_Working data:_
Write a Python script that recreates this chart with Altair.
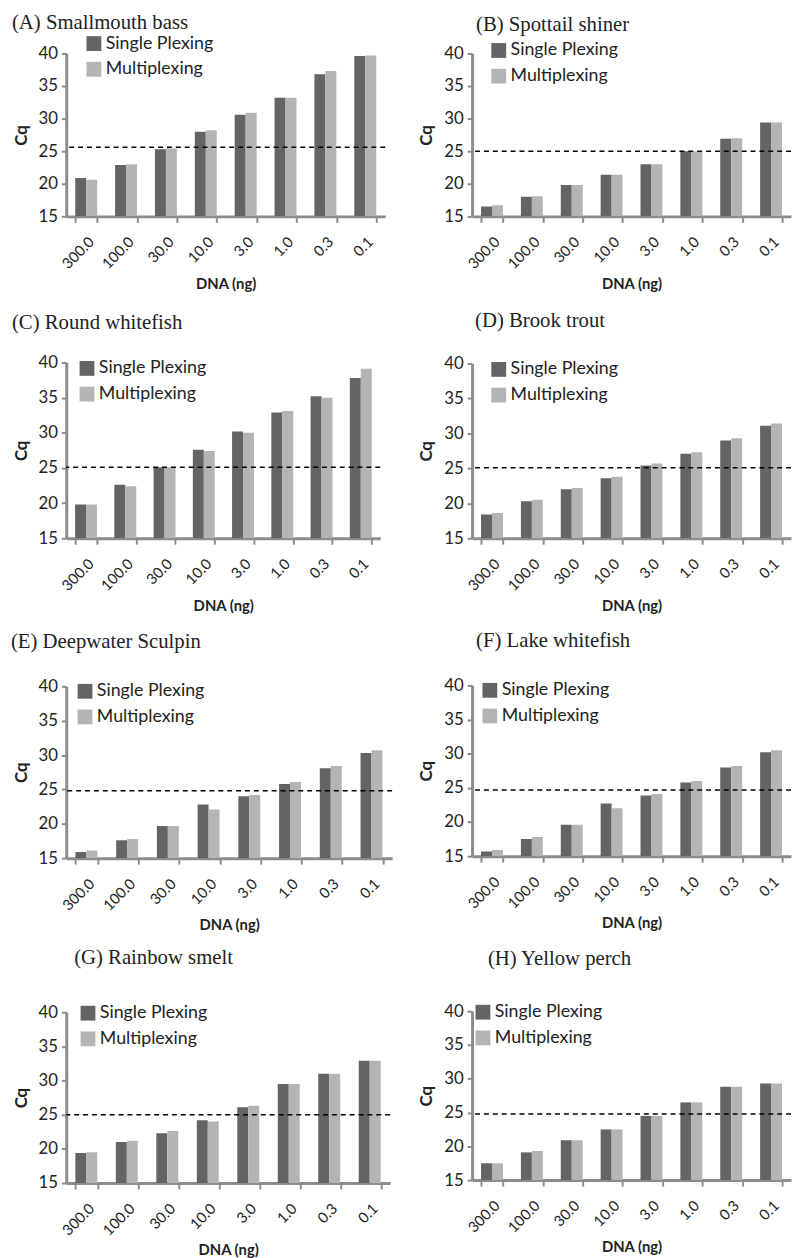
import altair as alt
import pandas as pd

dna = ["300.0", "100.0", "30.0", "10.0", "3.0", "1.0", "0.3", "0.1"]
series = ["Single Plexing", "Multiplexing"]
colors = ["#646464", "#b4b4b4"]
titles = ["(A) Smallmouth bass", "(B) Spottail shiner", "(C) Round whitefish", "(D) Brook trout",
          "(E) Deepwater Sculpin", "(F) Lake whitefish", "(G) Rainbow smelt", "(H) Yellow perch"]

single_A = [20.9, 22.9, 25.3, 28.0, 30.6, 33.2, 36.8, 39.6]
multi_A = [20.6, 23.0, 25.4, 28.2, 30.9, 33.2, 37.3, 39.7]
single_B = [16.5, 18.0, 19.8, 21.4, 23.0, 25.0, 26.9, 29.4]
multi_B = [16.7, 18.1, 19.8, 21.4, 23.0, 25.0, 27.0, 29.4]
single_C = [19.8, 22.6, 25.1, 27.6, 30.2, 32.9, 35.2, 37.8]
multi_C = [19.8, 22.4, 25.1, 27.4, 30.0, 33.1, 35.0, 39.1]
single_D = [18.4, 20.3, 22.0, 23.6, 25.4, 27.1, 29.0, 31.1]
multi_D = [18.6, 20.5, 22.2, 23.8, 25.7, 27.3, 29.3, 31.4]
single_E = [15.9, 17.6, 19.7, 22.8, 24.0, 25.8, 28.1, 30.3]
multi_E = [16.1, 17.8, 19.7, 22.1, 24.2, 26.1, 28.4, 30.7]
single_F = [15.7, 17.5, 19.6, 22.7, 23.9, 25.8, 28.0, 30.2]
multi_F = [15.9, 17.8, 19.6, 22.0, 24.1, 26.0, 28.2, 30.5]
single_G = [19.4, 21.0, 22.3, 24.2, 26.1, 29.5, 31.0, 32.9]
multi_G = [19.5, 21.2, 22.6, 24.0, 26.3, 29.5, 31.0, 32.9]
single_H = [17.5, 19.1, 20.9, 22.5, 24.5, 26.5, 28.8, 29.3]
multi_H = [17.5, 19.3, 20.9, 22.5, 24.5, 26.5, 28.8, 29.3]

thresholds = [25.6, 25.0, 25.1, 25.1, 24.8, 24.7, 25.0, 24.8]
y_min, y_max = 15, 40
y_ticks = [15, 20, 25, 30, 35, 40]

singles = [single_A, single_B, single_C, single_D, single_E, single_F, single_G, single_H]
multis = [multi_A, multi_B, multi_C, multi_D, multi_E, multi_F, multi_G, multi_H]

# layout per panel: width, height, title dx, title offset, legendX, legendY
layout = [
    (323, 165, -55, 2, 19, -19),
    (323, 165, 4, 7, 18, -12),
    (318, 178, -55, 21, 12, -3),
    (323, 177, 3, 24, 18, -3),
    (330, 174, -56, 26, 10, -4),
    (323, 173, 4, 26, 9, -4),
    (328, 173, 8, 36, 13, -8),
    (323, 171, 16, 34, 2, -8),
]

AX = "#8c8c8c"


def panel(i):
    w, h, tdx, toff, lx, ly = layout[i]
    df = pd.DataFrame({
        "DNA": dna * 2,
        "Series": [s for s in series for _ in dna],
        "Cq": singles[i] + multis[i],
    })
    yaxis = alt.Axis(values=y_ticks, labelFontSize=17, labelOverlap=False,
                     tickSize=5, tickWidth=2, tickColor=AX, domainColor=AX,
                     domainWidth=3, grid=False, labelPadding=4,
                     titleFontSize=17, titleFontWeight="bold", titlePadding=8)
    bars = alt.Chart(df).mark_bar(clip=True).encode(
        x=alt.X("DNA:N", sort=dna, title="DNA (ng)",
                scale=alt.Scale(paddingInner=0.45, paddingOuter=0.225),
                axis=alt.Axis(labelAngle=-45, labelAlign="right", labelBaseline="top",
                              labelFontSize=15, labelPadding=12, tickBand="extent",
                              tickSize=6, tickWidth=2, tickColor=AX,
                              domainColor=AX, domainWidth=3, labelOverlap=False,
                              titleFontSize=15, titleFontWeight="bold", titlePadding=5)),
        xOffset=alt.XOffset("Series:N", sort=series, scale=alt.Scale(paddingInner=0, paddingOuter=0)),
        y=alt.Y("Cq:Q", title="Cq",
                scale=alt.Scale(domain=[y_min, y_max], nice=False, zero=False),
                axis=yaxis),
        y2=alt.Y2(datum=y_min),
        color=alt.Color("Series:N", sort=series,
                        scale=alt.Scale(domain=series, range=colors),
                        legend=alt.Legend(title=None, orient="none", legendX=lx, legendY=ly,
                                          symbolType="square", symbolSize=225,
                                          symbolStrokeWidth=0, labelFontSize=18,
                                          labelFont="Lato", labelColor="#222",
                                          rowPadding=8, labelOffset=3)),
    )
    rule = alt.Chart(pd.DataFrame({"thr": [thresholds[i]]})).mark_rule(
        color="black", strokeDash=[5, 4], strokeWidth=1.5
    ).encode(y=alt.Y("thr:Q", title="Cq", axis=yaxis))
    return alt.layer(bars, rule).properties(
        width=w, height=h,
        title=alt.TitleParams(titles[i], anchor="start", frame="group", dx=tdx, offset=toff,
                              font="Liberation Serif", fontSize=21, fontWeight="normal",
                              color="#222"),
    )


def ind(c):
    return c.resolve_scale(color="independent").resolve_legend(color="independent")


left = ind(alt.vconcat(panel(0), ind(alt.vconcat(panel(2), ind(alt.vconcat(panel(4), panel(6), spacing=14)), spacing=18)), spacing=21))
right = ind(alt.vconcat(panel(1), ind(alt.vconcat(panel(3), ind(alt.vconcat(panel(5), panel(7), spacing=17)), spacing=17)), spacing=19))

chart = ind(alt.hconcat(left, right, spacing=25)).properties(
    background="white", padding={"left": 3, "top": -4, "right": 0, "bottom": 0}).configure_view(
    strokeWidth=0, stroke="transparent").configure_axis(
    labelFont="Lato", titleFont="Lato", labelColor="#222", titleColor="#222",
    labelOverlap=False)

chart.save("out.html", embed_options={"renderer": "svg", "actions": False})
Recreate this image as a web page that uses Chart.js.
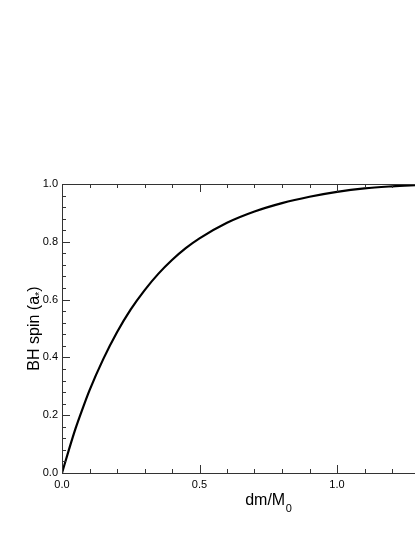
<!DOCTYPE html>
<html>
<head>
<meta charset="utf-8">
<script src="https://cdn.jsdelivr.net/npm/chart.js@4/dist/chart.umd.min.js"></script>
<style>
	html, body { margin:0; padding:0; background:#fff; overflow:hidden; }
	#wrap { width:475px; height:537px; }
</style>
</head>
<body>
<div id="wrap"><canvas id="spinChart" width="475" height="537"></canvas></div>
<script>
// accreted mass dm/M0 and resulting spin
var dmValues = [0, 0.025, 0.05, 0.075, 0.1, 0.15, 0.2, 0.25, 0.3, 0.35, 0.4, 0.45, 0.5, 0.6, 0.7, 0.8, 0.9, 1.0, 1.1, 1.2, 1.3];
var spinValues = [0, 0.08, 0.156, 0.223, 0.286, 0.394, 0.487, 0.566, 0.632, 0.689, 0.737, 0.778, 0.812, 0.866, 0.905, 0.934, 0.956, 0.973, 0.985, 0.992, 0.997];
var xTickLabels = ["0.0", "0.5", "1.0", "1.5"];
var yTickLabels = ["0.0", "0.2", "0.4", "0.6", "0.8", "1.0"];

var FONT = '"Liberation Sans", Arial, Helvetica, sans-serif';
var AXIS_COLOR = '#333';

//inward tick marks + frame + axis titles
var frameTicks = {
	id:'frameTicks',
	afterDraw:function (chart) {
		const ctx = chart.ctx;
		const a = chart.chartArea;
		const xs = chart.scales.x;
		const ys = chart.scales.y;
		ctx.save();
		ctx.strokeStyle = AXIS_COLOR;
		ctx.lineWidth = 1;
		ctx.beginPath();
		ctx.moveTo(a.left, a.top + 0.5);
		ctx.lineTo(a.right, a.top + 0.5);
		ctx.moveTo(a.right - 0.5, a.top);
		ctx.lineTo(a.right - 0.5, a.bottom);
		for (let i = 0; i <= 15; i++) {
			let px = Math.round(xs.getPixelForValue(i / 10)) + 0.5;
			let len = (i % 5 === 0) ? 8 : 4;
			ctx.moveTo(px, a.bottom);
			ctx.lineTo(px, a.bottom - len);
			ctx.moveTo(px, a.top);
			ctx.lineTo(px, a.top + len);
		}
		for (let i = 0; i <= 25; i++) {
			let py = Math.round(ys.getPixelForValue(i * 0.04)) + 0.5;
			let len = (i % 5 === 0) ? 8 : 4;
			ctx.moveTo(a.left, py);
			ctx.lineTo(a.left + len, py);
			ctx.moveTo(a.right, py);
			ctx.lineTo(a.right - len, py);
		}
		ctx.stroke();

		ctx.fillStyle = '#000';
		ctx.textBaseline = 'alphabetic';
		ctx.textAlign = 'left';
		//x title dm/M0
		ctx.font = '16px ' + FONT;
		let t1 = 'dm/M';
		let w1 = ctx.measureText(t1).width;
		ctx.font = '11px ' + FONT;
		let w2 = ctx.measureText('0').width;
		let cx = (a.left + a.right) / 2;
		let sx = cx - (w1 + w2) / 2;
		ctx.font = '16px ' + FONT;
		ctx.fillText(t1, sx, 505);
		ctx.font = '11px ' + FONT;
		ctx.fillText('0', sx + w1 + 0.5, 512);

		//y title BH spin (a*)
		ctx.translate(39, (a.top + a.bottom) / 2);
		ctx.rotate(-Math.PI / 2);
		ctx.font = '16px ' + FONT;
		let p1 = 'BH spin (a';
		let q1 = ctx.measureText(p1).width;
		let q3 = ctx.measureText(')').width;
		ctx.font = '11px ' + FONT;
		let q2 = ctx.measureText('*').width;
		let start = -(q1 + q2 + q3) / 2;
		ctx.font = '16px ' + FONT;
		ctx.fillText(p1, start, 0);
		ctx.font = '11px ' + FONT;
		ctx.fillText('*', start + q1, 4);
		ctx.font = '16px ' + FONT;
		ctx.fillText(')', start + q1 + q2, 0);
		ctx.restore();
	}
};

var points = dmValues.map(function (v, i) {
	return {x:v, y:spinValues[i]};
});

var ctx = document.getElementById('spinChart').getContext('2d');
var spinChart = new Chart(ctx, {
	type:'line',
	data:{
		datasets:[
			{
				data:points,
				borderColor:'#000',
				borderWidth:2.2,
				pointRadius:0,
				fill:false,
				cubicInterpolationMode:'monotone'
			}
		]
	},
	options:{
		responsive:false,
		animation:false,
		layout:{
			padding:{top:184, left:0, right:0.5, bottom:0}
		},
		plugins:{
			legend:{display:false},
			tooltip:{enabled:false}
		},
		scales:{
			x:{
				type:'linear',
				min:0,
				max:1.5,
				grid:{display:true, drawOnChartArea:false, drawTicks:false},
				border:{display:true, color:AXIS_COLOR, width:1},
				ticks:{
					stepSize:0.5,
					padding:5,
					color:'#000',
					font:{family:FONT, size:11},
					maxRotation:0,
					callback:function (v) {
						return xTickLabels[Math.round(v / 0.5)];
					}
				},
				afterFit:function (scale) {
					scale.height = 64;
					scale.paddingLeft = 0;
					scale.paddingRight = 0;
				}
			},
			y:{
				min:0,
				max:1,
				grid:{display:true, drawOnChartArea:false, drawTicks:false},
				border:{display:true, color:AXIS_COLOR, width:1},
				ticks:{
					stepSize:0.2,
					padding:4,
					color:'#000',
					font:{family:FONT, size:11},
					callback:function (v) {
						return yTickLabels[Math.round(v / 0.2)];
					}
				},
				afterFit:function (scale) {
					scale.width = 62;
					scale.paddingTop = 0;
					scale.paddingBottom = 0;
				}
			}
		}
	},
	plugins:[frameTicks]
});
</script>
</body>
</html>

_Work to do:_
Say the number of lines in the records above that include the string "script", and no more.

_Task response:_
4